Hi Kenneth,
Thanks for your reply. You are right, I also believe that this has more to
do with Dataflow than Elasticsearch. I don't think the problem is in
classpath or beam unable to find file in classpath. The problem is how to.
set worker VM's keystore and truststore with self signed root ca. Usually
they contain all trusted root CAs like letsencrypt, symantec etc. KafkaIO
provide that via withConsumerFactorFn(loadKafkaConfig) where you can do
something like following:
private void loadKafkaConfig(Map<String, Object> config) {
readJKSFileFromGCS(this.gcsTruststorePath,
"/tmp/kafka.client.truststore.jks");
readJKSFileFromGCS(this.gcsKeystorePath, "/tmp/kafka.client.keystore.jks");
config.put("ssl.truststore.location","/tmp/kafka.client.truststore.jks");
config.put("ssl.truststore.password","clientsecret");
config.put("ssl.keystore.location","/tmp/kafka.client.keystore.jks");
config.put("ssl.keystore.password","clientsecret");
config.put("ssl.key.password","clientsecret");
}
I was wondering if ElasticIO can also provide similar support where we can
provide our self signed root ca.
Thanks and Regards
Mohil
On Tue, Apr 7, 2020 at 8:14 AM Kenneth Knowles <[email protected]> wrote:
> Hi Mohil,
>
> Thanks for the detailed report. I think most people are reduced capacity
> right now. Filing a Jira would be helpful for tracking this.
>
> Since I am writing, I will add a quick guess, but we should move to Jira.
> It seems this has more to do with Dataflow than ElasticSearch. The default
> for staging files is to scan the classpath. To do more, or to fix any
> problem with the autodetection, you will need to specify --filesToStage on
> the command line or setFilesToStage in Java code. Am I correct that this
> symptom is confirmed?
>
> Kenn
>
> On Mon, Apr 6, 2020 at 5:04 PM Mohil Khare <[email protected]> wrote:
>
>> Any update on this? Shall I open a jira for this support ?
>>
>> Thanks and regards
>> Mohil
>>
>> On Sun, Mar 22, 2020 at 9:36 PM Mohil Khare <[email protected]> wrote:
>>
>>> Hi,
>>> This is Mohil from Prosimo, a small bay area based stealth mode startup.

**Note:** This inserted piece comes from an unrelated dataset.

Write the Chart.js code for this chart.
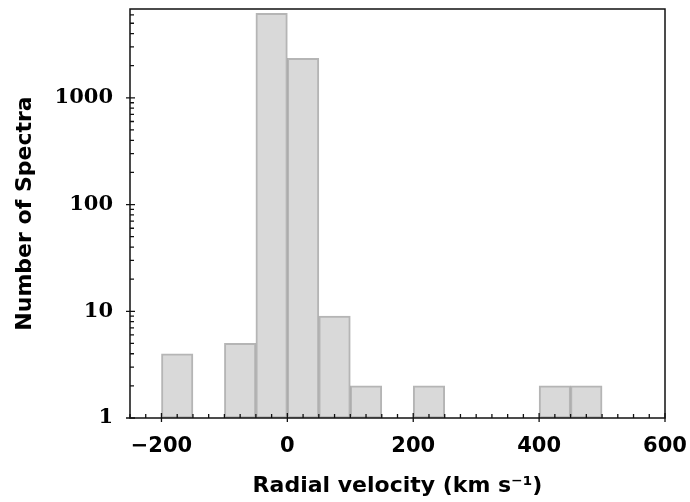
<!DOCTYPE html>
<html>
<head>
<meta charset="utf-8">
<script src="https://cdn.jsdelivr.net/npm/chart.js@4.4.1/dist/chart.umd.min.js"></script>
<style>
  html, body { margin: 0; padding: 0; background: #fff; }
  #wrap { width: 690px; height: 502px; }
</style>
</head>
<body>
<div id="wrap"><canvas id="canvas-hist"></canvas></div>
<script>
// histogram of radial velocities, bins of 50 km/s
const binWidth = 50;
const binStarts = [-200, -100, -50, 0, 50, 100, 200, 400, 450];
const counts = [4, 5, 6200, 2350, 9, 2, 2, 2, 2];

const xTicks = [-200, 0, 200, 400, 600];
const yTicks = [1, 10, 100, 1000];
const xMin = -250;
const xMax = 600;
const yMin = 1;
const yMax = 6800;

const sansFont = "'DejaVu Sans', 'Liberation Sans', sans-serif";
const serifFont = "'DejaVu Serif', 'Liberation Serif', serif";

const histData = binStarts.map((s, i) => ({ x: s + binWidth / 2, y: counts[i] }));

// matplotlib style frame + in/out ticks
const framePlugin = {
  id: "frame",
  afterDraw(chart) {
    const ctx = chart.ctx;
    const area = chart.chartArea;
    const xs = chart.scales.x;
    const ys = chart.scales.y;
    ctx.save();
    ctx.strokeStyle = "#111";
    ctx.lineWidth = 1.5;
    ctx.strokeRect(area.left, area.top, area.right - area.left, area.bottom - area.top);

    ctx.lineWidth = 1.3;
    ctx.beginPath();
    for (let v = xMin; v <= xMax; v += 25) {
      const px = xs.getPixelForValue(v);
      if (xTicks.includes(v)) {
        ctx.moveTo(px, area.bottom - 5);
        ctx.lineTo(px, area.bottom + 4);
      } else {
        ctx.moveTo(px, area.bottom - 4);
        ctx.lineTo(px, area.bottom);
      }
    }
    for (let d = 1; d <= 1000; d *= 10) {
      for (let m = 1; m <= 9; m++) {
        const v = d * m;
        if (v > yMax) break;
        const py = ys.getPixelForValue(v);
        if (m === 1) {
          ctx.moveTo(area.left - 4, py);
          ctx.lineTo(area.left + 5, py);
        } else {
          ctx.moveTo(area.left, py);
          ctx.lineTo(area.left + 4, py);
        }
      }
    }
    ctx.stroke();
    ctx.restore();
  },
};

const ctx = document.getElementById("canvas-hist").getContext("2d");

new Chart(ctx, {
  type: "bar",
  data: {
    datasets: [
      {
        data: histData,
        backgroundColor: "#d9d9d9",
        borderColor: "rgba(150, 150, 150, 0.7)",
        borderWidth: 2,
        borderSkipped: false,
        barPercentage: 1,
        categoryPercentage: 1,
      },
    ],
  },
  options: {
    responsive: true,
    maintainAspectRatio: false,
    animation: false,
    layout: { padding: { top: 9, right: 25, left: 0, bottom: 0 } },
    plugins: {
      legend: { display: false },
      tooltip: { enabled: false },
    },
    scales: {
      x: {
        type: "linear",
        min: xMin,
        max: xMax,
        offset: false,
        grid: { display: false, drawTicks: false },
        border: { display: false },
        afterBuildTicks: (scale) => {
          scale.ticks = xTicks.map((v) => ({ value: v }));
        },
        afterFit: (scale) => {
          scale.height = 84;
          scale.paddingLeft = 0;
          scale.paddingRight = 0;
        },
        ticks: {
          color: "#000",
          padding: 16,
          maxRotation: 0,
          font: { family: sansFont, size: 21, weight: "bold" },
          callback: (v) => (v < 0 ? "\u2212" + Math.abs(v) : String(v)),
        },
        title: {
          display: true,
          text: "Radial velocity (km s\u207B\u00B9)",
          color: "#000",
          padding: { top: 0, bottom: 3 },
          font: { family: sansFont, size: 22, weight: "bold" },
        },
      },
      y: {
        type: "logarithmic",
        min: yMin,
        max: yMax,
        grid: { display: false, drawTicks: false },
        border: { display: false },
        afterBuildTicks: (scale) => {
          scale.ticks = yTicks.map((v) => ({ value: v }));
        },
        afterFit: (scale) => {
          scale.width = 130;
          scale.paddingTop = 0;
          scale.paddingBottom = 0;
        },
        ticks: {
          color: "#000",
          padding: 17,
          font: { family: serifFont, size: 21, weight: "bold" },
          callback: (v) => String(v),
        },
        title: {
          display: true,
          text: "Number of Spectra",
          color: "#000",
          padding: { top: 12, bottom: 0 },
          font: { family: sansFont, size: 22, weight: "bold" },
        },
      },
    },
  },
  plugins: [framePlugin],
});
</script>
</body>
</html>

>>> We use Beam (on version 2.19) with google dataflow in our analytics
>>> pipeline with Kafka and PubSub as source while GCS, BigQuery and
>>> ElasticSearch as our sink.
>>>
>>> We want to use our private self signed root ca for tls connections
>>> between our internal services viz kafka, ElasticSearch, beam etc. We are
>>> able to setup secure tls connection between beam and kafka using self
>>> signed root certificate in keystore.jks and truststore.jks and transferring
>>> it to worker VMs running kafkaIO using KafkaIO's read via
>>> withConsumerFactorFn().
>>>
>>> We want to do similar things with elasticseachIO where we want to update
>>> its worker VM's truststore with our self signed root certificate so that
>>> when elasticsearchIO connects using HTTPS, it can connect successfully
>>> without ssl handshake failure. Currently we couldn't find any way to do so
>>> with ElasticsearchIO. We tried various possible workarounds like:
>>>
>>> 1. Trying JvmInitializer to initialise Jvm with truststore using
>>> System.setproperty for javax.net.ssl.trustStore,
>>> 2. Transferring our jar to GCP's appengine where we start jar using
>>> Djavax.net.ssl.trustStore and then triggering beam job from there.
>>> 3. Setting elasticsearchIO flag withTrustSelfSigned to true (I don't
>>> think it will work because looking at the source code, it looks like it has
>>> dependency with keystorePath)
>>>
>>> But nothing worked. When we logged in to worker VMs, it looked like our
>>> trustStore never made it to worker VM. All elasticsearchIO connections
>>> failed with the following exception:
>>>
>>> sun.security.validator.ValidatorException: PKIX path building failed:
>>> sun.security.provider.certpath.SunCertPathBuilderException: unable to find
>>> valid certification path to requested target
>>> sun.security.validator.PKIXValidator.doBuild(PKIXValidator.java:387)
>>>
>>>
>>> Right now to unblock ourselves, we have added proxy with letsencrypt
>>> root ca between beam and Elasticsearch cluster and beam's elasticsearchIO
>>> connect successfully to proxy using letsencrypt root certificate. We won't
>>> want to use Letsencrypt root certificater for internal services as it
>>> expires every three months. Is there a way, just like kafkaIO, to use
>>> selfsigned root certificate with elasticsearchIO? Or is there a way to
>>> update java cacerts on worker VMs where beam job is running?
>>>
>>> Looking forward for some suggestions soon.
>>>
>>> Thanks and Regards
>>> Mohil Khare
>>>
>>